• **Work instructions**
Do not include the pictures; repeat the rest of the data exactly.

• **Collected material**
+ + + + + + +
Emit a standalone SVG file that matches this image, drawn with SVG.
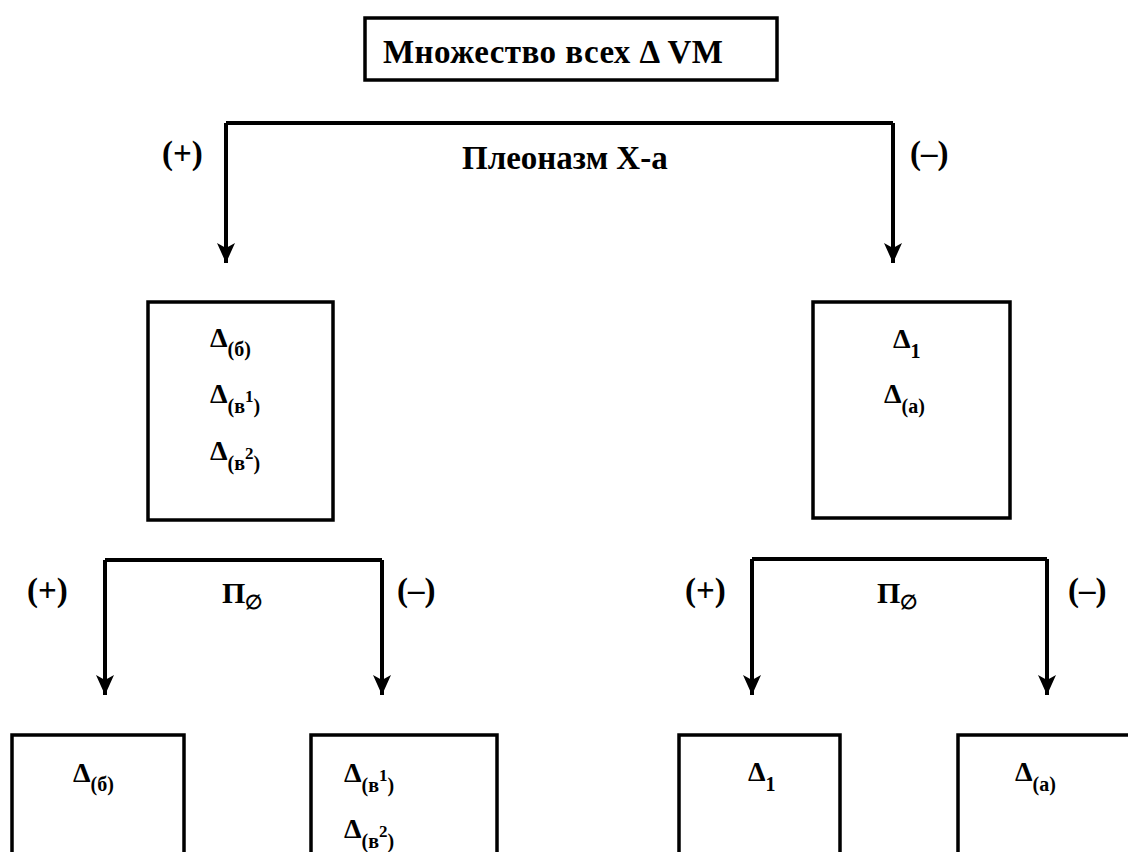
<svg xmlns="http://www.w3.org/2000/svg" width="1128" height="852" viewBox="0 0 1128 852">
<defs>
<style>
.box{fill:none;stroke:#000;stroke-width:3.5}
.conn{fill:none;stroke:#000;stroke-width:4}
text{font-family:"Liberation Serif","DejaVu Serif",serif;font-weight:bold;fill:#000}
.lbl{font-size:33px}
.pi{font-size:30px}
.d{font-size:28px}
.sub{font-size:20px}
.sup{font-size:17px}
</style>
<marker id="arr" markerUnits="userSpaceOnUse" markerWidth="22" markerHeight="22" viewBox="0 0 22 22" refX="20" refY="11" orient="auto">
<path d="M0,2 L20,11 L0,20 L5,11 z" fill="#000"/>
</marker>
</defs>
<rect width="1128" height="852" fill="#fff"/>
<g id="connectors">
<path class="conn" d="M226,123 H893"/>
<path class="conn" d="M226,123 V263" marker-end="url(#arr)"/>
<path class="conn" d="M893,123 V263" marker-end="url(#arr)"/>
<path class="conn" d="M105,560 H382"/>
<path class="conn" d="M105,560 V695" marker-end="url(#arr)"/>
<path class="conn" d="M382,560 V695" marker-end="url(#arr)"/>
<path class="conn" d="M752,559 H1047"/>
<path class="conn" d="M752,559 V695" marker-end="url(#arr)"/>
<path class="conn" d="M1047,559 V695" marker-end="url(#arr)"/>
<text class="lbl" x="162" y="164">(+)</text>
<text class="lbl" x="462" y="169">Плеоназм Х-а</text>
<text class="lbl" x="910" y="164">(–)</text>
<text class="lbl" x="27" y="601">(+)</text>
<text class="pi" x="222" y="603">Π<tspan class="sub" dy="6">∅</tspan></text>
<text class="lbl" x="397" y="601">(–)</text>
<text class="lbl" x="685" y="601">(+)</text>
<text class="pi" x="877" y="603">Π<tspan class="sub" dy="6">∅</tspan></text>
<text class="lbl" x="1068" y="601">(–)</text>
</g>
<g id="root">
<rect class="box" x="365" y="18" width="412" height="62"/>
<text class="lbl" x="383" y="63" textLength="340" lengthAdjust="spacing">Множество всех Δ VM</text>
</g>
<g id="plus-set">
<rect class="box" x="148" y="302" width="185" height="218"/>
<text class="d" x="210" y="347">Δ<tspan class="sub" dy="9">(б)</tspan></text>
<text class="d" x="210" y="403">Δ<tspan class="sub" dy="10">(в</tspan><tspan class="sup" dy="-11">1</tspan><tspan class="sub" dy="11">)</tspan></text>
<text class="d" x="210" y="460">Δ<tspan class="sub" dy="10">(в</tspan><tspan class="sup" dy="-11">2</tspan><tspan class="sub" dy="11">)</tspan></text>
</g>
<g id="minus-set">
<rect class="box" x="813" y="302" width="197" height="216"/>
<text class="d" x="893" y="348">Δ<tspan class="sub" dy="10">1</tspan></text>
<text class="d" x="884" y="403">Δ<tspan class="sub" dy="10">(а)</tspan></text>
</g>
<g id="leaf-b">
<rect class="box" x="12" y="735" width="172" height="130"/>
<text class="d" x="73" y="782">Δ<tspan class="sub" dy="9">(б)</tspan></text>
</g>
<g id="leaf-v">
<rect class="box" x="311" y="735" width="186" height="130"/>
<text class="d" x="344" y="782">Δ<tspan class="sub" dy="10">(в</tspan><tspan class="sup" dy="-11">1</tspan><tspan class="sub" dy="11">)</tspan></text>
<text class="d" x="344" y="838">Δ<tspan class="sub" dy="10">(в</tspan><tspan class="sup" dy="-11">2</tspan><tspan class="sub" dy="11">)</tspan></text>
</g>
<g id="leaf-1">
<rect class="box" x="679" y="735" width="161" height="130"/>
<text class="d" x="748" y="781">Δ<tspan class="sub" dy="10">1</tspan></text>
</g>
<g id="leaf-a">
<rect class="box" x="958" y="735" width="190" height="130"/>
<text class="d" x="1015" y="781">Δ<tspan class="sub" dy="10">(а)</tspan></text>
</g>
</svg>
+ + + + + + +
• **Result for this task**
Emit a standalone SVG file that matches this image, drawn with SVG.
<svg xmlns="http://www.w3.org/2000/svg" width="1128" height="852" viewBox="0 0 1128 852">
<defs>
<style>
.box{fill:none;stroke:#000;stroke-width:3.5}
.conn{fill:none;stroke:#000;stroke-width:4}
text{font-family:"Liberation Serif","DejaVu Serif",serif;font-weight:bold;fill:#000}
.lbl{font-size:33px}
.pi{font-size:30px}
.d{font-size:28px}
.sub{font-size:20px}
.sup{font-size:17px}
</style>
<marker id="arr" markerUnits="userSpaceOnUse" markerWidth="22" markerHeight="22" viewBox="0 0 22 22" refX="20" refY="11" orient="auto">
<path d="M0,2 L20,11 L0,20 L5,11 z" fill="#000"/>
</marker>
</defs>
<rect width="1128" height="852" fill="#fff"/>
<g id="connectors">
<path class="conn" d="M226,123 H893"/>
<path class="conn" d="M226,123 V263" marker-end="url(#arr)"/>
<path class="conn" d="M893,123 V263" marker-end="url(#arr)"/>
<path class="conn" d="M105,560 H382"/>
<path class="conn" d="M105,560 V695" marker-end="url(#arr)"/>
<path class="conn" d="M382,560 V695" marker-end="url(#arr)"/>
<path class="conn" d="M752,559 H1047"/>
<path class="conn" d="M752,559 V695" marker-end="url(#arr)"/>
<path class="conn" d="M1047,559 V695" marker-end="url(#arr)"/>
<text class="lbl" x="162" y="164">(+)</text>
<text class="lbl" x="462" y="169">Плеоназм Х-а</text>
<text class="lbl" x="910" y="164">(–)</text>
<text class="lbl" x="27" y="601">(+)</text>
<text class="pi" x="222" y="603">Π<tspan class="sub" dy="6">∅</tspan></text>
<text class="lbl" x="397" y="601">(–)</text>
<text class="lbl" x="685" y="601">(+)</text>
<text class="pi" x="877" y="603">Π<tspan class="sub" dy="6">∅</tspan></text>
<text class="lbl" x="1068" y="601">(–)</text>
</g>
<g id="root">
<rect class="box" x="365" y="18" width="412" height="62"/>
<text class="lbl" x="383" y="63" textLength="340" lengthAdjust="spacing">Множество всех Δ VM</text>
</g>
<g id="plus-set">
<rect class="box" x="148" y="302" width="185" height="218"/>
<text class="d" x="210" y="347">Δ<tspan class="sub" dy="9">(б)</tspan></text>
<text class="d" x="210" y="403">Δ<tspan class="sub" dy="10">(в</tspan><tspan class="sup" dy="-11">1</tspan><tspan class="sub" dy="11">)</tspan></text>
<text class="d" x="210" y="460">Δ<tspan class="sub" dy="10">(в</tspan><tspan class="sup" dy="-11">2</tspan><tspan class="sub" dy="11">)</tspan></text>
</g>
<g id="minus-set">
<rect class="box" x="813" y="302" width="197" height="216"/>
<text class="d" x="893" y="348">Δ<tspan class="sub" dy="10">1</tspan></text>
<text class="d" x="884" y="403">Δ<tspan class="sub" dy="10">(а)</tspan></text>
</g>
<g id="leaf-b">
<rect class="box" x="12" y="735" width="172" height="130"/>
<text class="d" x="73" y="782">Δ<tspan class="sub" dy="9">(б)</tspan></text>
</g>
<g id="leaf-v">
<rect class="box" x="311" y="735" width="186" height="130"/>
<text class="d" x="344" y="782">Δ<tspan class="sub" dy="10">(в</tspan><tspan class="sup" dy="-11">1</tspan><tspan class="sub" dy="11">)</tspan></text>
<text class="d" x="344" y="838">Δ<tspan class="sub" dy="10">(в</tspan><tspan class="sup" dy="-11">2</tspan><tspan class="sub" dy="11">)</tspan></text>
</g>
<g id="leaf-1">
<rect class="box" x="679" y="735" width="161" height="130"/>
<text class="d" x="748" y="781">Δ<tspan class="sub" dy="10">1</tspan></text>
</g>
<g id="leaf-a">
<rect class="box" x="958" y="735" width="190" height="130"/>
<text class="d" x="1015" y="781">Δ<tspan class="sub" dy="10">(а)</tspan></text>
</g>
</svg>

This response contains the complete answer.